◆ RECORDS TO PROCESS
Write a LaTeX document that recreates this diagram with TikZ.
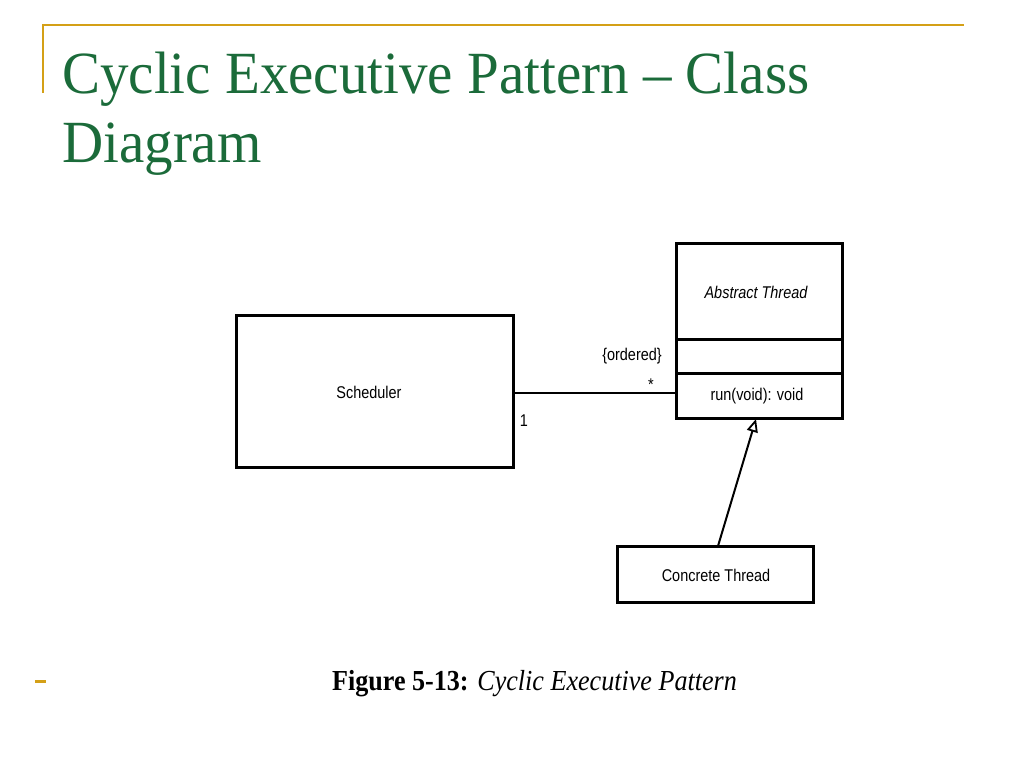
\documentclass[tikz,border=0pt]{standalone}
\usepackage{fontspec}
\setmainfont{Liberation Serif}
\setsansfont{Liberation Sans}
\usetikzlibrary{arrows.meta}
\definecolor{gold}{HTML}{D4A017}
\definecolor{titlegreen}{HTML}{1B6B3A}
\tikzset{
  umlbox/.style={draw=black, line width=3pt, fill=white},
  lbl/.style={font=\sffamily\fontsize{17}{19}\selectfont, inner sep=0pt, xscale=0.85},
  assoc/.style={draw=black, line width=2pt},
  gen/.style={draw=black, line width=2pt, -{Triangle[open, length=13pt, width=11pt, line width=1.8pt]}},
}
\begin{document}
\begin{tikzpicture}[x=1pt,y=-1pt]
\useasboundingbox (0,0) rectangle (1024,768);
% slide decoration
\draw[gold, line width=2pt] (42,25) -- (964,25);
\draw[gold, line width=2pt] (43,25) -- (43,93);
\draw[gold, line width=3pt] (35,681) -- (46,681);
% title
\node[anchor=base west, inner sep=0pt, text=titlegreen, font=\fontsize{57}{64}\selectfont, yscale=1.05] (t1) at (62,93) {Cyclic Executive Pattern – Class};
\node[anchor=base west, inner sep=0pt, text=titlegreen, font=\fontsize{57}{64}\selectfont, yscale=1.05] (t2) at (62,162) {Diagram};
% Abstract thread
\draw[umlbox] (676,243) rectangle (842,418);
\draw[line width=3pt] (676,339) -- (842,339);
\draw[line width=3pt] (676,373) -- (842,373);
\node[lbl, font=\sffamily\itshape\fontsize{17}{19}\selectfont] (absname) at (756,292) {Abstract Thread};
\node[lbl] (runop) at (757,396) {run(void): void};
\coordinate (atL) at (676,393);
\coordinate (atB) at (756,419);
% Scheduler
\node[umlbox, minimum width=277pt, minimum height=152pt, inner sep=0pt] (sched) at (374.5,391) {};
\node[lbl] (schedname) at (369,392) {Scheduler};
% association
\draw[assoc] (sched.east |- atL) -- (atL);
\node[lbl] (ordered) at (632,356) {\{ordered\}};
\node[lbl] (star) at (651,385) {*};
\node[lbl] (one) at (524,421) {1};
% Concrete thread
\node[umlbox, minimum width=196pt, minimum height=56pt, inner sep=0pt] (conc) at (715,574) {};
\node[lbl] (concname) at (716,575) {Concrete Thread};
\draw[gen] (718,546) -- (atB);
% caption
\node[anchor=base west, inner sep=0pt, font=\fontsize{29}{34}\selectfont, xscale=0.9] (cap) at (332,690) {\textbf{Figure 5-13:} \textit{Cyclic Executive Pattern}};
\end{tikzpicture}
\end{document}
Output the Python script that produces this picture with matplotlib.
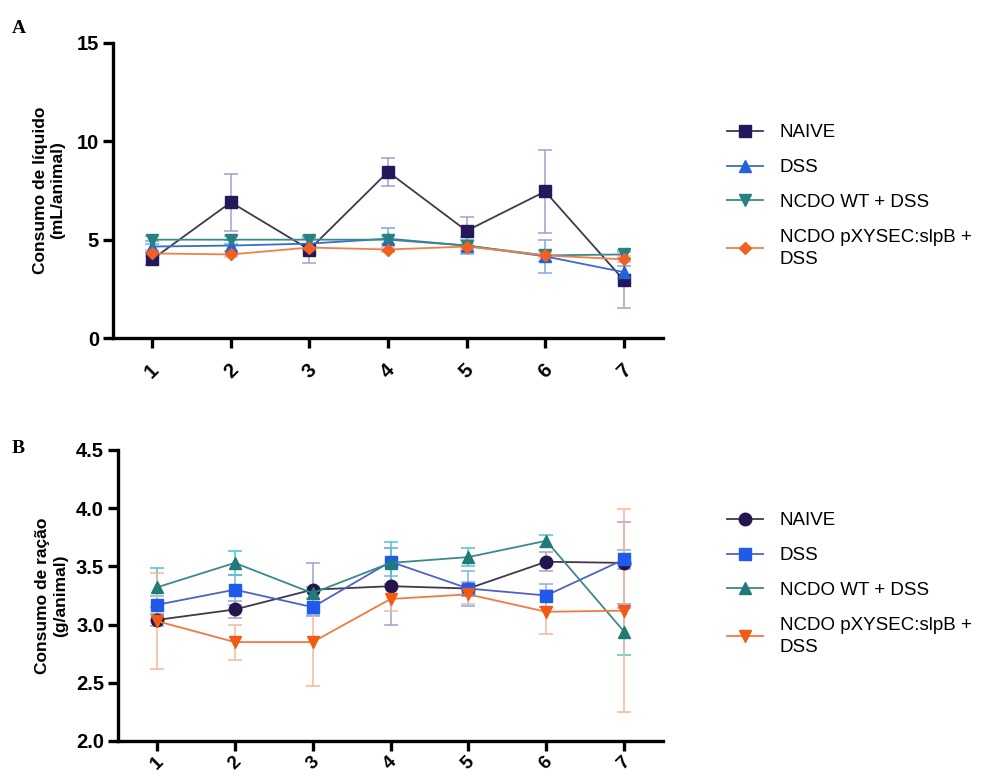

◆ GIVEN REQUEST
Where a line in the entries holds "with", copy that line.

◆ WRITTEN RESPONSE
Write a LaTeX document that recreates this diagram with TikZ.
Output the Python script that produces this picture with matplotlib.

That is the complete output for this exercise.